THE TASK
Every entry must be repeated exactly. Exclude all pictures.

EXTRACTED DATA
= = = = = = =

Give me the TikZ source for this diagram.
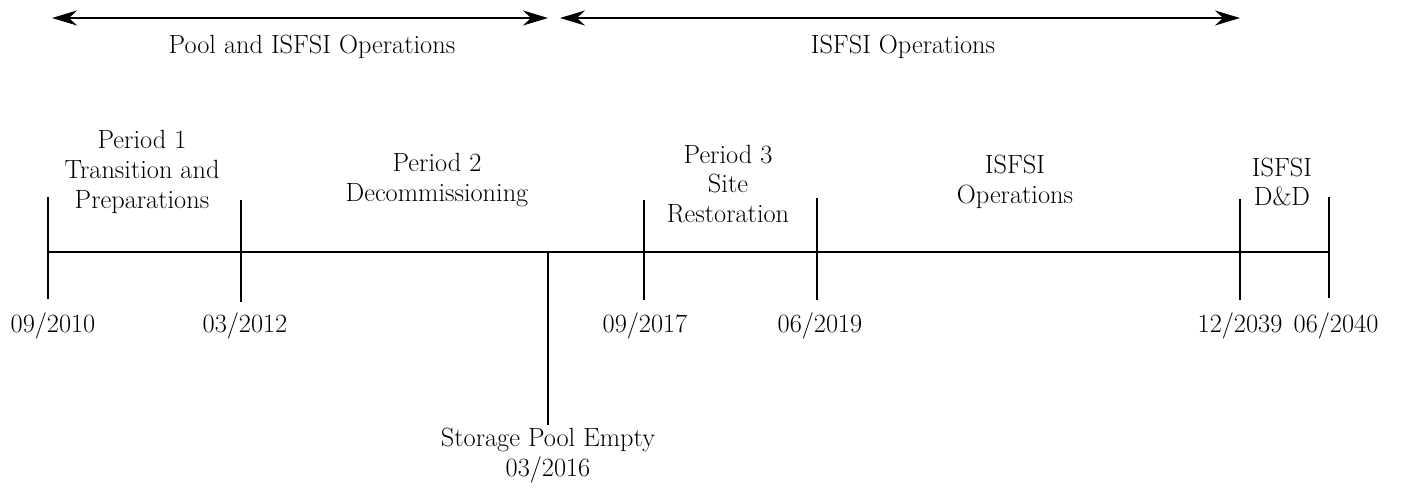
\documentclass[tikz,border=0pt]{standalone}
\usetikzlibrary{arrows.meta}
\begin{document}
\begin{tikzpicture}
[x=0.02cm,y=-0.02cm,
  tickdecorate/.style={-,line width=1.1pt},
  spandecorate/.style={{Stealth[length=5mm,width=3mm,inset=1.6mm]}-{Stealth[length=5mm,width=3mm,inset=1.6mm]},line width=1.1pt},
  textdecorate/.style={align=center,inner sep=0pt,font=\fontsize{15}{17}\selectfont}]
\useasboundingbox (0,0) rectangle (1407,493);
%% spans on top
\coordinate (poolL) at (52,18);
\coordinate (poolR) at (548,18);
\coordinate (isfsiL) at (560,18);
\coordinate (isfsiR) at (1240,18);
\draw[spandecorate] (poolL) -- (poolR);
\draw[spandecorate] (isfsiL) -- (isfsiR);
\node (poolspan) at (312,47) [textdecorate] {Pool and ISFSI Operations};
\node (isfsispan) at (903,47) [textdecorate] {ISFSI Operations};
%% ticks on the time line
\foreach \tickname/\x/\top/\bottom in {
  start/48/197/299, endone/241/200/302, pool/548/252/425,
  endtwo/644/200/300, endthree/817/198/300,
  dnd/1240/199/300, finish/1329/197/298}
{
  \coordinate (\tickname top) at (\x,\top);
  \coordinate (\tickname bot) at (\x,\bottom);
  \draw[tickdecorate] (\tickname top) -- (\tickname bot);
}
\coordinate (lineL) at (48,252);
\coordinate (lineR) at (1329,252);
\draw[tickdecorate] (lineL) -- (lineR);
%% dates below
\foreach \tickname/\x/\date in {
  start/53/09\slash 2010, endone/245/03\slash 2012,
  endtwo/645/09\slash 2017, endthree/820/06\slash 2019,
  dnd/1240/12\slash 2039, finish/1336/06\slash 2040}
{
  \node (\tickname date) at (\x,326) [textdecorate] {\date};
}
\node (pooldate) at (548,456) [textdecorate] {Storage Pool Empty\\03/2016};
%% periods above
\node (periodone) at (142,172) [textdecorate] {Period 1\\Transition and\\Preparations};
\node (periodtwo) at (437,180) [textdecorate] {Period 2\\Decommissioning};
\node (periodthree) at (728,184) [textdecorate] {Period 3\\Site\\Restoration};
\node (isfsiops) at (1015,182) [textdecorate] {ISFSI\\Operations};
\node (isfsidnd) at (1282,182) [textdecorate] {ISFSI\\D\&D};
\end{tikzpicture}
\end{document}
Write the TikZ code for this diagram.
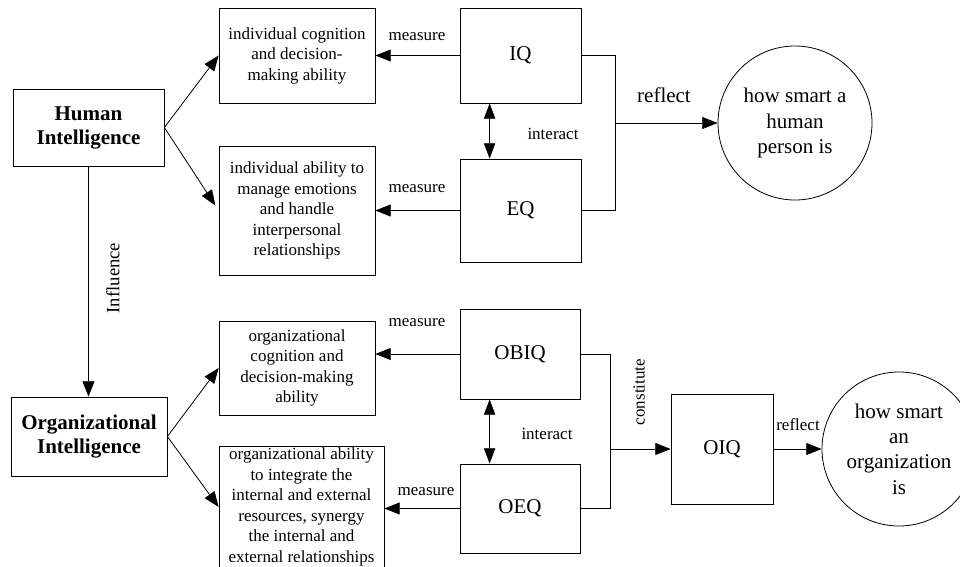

= = = = = = =

RESULT
Give me the TikZ source for this diagram.
\documentclass[tikz,border=0pt]{standalone}
\usetikzlibrary{arrows.meta}
\begin{document}
\begin{tikzpicture}
[x=0.02cm,y=-0.02cm,
  tickdecorate/.style={-,line width=1.1pt},
  spandecorate/.style={{Stealth[length=5mm,width=3mm,inset=1.6mm]}-{Stealth[length=5mm,width=3mm,inset=1.6mm]},line width=1.1pt},
  textdecorate/.style={align=center,inner sep=0pt,font=\fontsize{15}{17}\selectfont}]
\useasboundingbox (0,0) rectangle (1407,493);
%% spans on top
\coordinate (poolL) at (52,18);
\coordinate (poolR) at (548,18);
\coordinate (isfsiL) at (560,18);
\coordinate (isfsiR) at (1240,18);
\draw[spandecorate] (poolL) -- (poolR);
\draw[spandecorate] (isfsiL) -- (isfsiR);
\node (poolspan) at (312,47) [textdecorate] {Pool and ISFSI Operations};
\node (isfsispan) at (903,47) [textdecorate] {ISFSI Operations};
%% ticks on the time line
\foreach \tickname/\x/\top/\bottom in {
  start/48/197/299, endone/241/200/302, pool/548/252/425,
  endtwo/644/200/300, endthree/817/198/300,
  dnd/1240/199/300, finish/1329/197/298}
{
  \coordinate (\tickname top) at (\x,\top);
  \coordinate (\tickname bot) at (\x,\bottom);
  \draw[tickdecorate] (\tickname top) -- (\tickname bot);
}
\coordinate (lineL) at (48,252);
\coordinate (lineR) at (1329,252);
\draw[tickdecorate] (lineL) -- (lineR);
%% dates below
\foreach \tickname/\x/\date in {
  start/53/09\slash 2010, endone/245/03\slash 2012,
  endtwo/645/09\slash 2017, endthree/820/06\slash 2019,
  dnd/1240/12\slash 2039, finish/1336/06\slash 2040}
{
  \node (\tickname date) at (\x,326) [textdecorate] {\date};
}
\node (pooldate) at (548,456) [textdecorate] {Storage Pool Empty\\03/2016};
%% periods above
\node (periodone) at (142,172) [textdecorate] {Period 1\\Transition and\\Preparations};
\node (periodtwo) at (437,180) [textdecorate] {Period 2\\Decommissioning};
\node (periodthree) at (728,184) [textdecorate] {Period 3\\Site\\Restoration};
\node (isfsiops) at (1015,182) [textdecorate] {ISFSI\\Operations};
\node (isfsidnd) at (1282,182) [textdecorate] {ISFSI\\D\&D};
\end{tikzpicture}
\end{document}
Write the TikZ code for this diagram.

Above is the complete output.